**Problem description**: Output the full listing word for word.

**Data items**:

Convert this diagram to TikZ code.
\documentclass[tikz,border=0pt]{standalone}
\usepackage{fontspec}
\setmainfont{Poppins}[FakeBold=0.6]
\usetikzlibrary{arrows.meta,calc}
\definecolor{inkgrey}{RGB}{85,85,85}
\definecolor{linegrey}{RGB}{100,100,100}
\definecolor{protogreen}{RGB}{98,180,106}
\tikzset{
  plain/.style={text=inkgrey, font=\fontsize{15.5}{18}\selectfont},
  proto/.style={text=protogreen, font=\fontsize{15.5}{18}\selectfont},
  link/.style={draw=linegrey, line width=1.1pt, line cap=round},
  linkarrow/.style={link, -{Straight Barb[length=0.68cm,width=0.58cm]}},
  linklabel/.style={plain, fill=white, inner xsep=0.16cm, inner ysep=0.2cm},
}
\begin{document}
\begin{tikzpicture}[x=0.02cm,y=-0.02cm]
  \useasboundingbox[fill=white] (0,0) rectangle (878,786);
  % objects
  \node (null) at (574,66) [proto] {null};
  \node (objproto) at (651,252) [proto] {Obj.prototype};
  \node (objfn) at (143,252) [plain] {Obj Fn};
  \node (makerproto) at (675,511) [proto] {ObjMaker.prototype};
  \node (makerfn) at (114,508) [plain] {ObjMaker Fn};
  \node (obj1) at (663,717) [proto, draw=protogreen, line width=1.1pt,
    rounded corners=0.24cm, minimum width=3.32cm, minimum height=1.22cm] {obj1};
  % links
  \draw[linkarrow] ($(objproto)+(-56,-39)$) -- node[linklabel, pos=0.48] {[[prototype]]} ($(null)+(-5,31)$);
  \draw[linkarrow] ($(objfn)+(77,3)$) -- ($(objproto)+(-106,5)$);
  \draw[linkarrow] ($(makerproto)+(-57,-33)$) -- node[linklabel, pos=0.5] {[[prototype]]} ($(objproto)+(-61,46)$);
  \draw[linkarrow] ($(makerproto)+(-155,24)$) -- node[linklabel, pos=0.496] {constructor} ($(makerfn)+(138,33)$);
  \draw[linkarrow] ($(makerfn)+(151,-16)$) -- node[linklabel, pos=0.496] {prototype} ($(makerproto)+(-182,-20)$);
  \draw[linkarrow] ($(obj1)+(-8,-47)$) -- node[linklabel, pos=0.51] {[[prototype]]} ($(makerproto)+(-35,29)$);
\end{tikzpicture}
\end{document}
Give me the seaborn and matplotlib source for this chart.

**Result below**:
Convert this diagram to TikZ code.
\documentclass[tikz,border=0pt]{standalone}
\usepackage{fontspec}
\setmainfont{Poppins}[FakeBold=0.6]
\usetikzlibrary{arrows.meta,calc}
\definecolor{inkgrey}{RGB}{85,85,85}
\definecolor{linegrey}{RGB}{100,100,100}
\definecolor{protogreen}{RGB}{98,180,106}
\tikzset{
  plain/.style={text=inkgrey, font=\fontsize{15.5}{18}\selectfont},
  proto/.style={text=protogreen, font=\fontsize{15.5}{18}\selectfont},
  link/.style={draw=linegrey, line width=1.1pt, line cap=round},
  linkarrow/.style={link, -{Straight Barb[length=0.68cm,width=0.58cm]}},
  linklabel/.style={plain, fill=white, inner xsep=0.16cm, inner ysep=0.2cm},
}
\begin{document}
\begin{tikzpicture}[x=0.02cm,y=-0.02cm]
  \useasboundingbox[fill=white] (0,0) rectangle (878,786);
  % objects
  \node (null) at (574,66) [proto] {null};
  \node (objproto) at (651,252) [proto] {Obj.prototype};
  \node (objfn) at (143,252) [plain] {Obj Fn};
  \node (makerproto) at (675,511) [proto] {ObjMaker.prototype};
  \node (makerfn) at (114,508) [plain] {ObjMaker Fn};
  \node (obj1) at (663,717) [proto, draw=protogreen, line width=1.1pt,
    rounded corners=0.24cm, minimum width=3.32cm, minimum height=1.22cm] {obj1};
  % links
  \draw[linkarrow] ($(objproto)+(-56,-39)$) -- node[linklabel, pos=0.48] {[[prototype]]} ($(null)+(-5,31)$);
  \draw[linkarrow] ($(objfn)+(77,3)$) -- ($(objproto)+(-106,5)$);
  \draw[linkarrow] ($(makerproto)+(-57,-33)$) -- node[linklabel, pos=0.5] {[[prototype]]} ($(objproto)+(-61,46)$);
  \draw[linkarrow] ($(makerproto)+(-155,24)$) -- node[linklabel, pos=0.496] {constructor} ($(makerfn)+(138,33)$);
  \draw[linkarrow] ($(makerfn)+(151,-16)$) -- node[linklabel, pos=0.496] {prototype} ($(makerproto)+(-182,-20)$);
  \draw[linkarrow] ($(obj1)+(-8,-47)$) -- node[linklabel, pos=0.51] {[[prototype]]} ($(makerproto)+(-35,29)$);
\end{tikzpicture}
\end{document}
Give me the seaborn and matplotlib source for this chart.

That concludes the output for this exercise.